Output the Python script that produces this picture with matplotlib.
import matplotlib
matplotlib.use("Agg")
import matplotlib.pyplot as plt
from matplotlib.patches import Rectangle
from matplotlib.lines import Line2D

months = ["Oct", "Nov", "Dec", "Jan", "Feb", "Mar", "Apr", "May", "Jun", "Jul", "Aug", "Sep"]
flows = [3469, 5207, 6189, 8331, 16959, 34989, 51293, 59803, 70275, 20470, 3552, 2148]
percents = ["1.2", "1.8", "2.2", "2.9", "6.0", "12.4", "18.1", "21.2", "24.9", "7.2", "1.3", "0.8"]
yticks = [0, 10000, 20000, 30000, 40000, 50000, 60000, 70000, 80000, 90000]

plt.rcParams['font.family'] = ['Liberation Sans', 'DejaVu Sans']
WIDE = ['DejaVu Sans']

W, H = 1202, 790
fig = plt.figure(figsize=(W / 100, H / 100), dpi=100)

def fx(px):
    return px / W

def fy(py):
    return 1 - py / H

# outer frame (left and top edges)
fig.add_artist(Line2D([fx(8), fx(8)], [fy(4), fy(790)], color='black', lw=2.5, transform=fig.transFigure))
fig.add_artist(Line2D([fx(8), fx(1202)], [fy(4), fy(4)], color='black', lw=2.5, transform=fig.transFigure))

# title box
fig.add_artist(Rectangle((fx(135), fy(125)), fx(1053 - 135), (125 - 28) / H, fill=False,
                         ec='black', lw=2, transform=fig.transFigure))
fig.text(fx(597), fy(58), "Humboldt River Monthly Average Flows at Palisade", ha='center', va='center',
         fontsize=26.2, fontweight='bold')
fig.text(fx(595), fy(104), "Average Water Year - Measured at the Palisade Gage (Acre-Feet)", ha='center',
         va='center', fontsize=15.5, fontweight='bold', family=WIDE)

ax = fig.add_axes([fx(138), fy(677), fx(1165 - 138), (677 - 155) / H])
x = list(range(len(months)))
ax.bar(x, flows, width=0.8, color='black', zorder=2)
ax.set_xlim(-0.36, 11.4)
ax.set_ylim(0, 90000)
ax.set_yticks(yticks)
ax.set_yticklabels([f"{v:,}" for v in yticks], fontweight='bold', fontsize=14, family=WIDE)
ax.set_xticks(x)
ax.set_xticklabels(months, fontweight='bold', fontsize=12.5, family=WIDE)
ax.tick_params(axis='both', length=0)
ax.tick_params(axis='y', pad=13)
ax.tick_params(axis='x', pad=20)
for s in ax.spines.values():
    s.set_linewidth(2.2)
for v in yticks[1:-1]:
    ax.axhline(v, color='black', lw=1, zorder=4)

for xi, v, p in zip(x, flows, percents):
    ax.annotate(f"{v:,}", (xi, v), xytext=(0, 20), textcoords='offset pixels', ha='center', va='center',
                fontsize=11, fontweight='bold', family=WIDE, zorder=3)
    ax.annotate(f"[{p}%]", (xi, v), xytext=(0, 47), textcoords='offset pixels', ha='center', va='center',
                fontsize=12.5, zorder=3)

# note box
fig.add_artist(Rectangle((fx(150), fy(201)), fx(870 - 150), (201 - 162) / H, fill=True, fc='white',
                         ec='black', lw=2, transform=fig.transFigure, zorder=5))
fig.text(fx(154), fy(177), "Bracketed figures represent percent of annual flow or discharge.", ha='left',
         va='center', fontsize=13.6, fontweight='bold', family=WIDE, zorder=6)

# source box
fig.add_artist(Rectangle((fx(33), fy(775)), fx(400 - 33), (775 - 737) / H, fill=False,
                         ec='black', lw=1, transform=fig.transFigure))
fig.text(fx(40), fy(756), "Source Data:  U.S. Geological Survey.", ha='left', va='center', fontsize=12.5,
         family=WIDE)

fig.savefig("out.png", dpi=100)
------------------------------------------------------------
Exercise instructions
Quote the listing word for word from its first line through the line in which "va='center', fontsize=15.5, fontweight='bold', family=WIDE)" appears.

Solution to the problem
Output the Python script that produces this picture with matplotlib.
import matplotlib
matplotlib.use("Agg")
import matplotlib.pyplot as plt
from matplotlib.patches import Rectangle
from matplotlib.lines import Line2D

months = ["Oct", "Nov", "Dec", "Jan", "Feb", "Mar", "Apr", "May", "Jun", "Jul", "Aug", "Sep"]
flows = [3469, 5207, 6189, 8331, 16959, 34989, 51293, 59803, 70275, 20470, 3552, 2148]
percents = ["1.2", "1.8", "2.2", "2.9", "6.0", "12.4", "18.1", "21.2", "24.9", "7.2", "1.3", "0.8"]
yticks = [0, 10000, 20000, 30000, 40000, 50000, 60000, 70000, 80000, 90000]

plt.rcParams['font.family'] = ['Liberation Sans', 'DejaVu Sans']
WIDE = ['DejaVu Sans']

W, H = 1202, 790
fig = plt.figure(figsize=(W / 100, H / 100), dpi=100)

def fx(px):
    return px / W

def fy(py):
    return 1 - py / H

# outer frame (left and top edges)
fig.add_artist(Line2D([fx(8), fx(8)], [fy(4), fy(790)], color='black', lw=2.5, transform=fig.transFigure))
fig.add_artist(Line2D([fx(8), fx(1202)], [fy(4), fy(4)], color='black', lw=2.5, transform=fig.transFigure))

# title box
fig.add_artist(Rectangle((fx(135), fy(125)), fx(1053 - 135), (125 - 28) / H, fill=False,
                         ec='black', lw=2, transform=fig.transFigure))
fig.text(fx(597), fy(58), "Humboldt River Monthly Average Flows at Palisade", ha='center', va='center',
         fontsize=26.2, fontweight='bold')
fig.text(fx(595), fy(104), "Average Water Year - Measured at the Palisade Gage (Acre-Feet)", ha='center',
         va='center', fontsize=15.5, fontweight='bold', family=WIDE)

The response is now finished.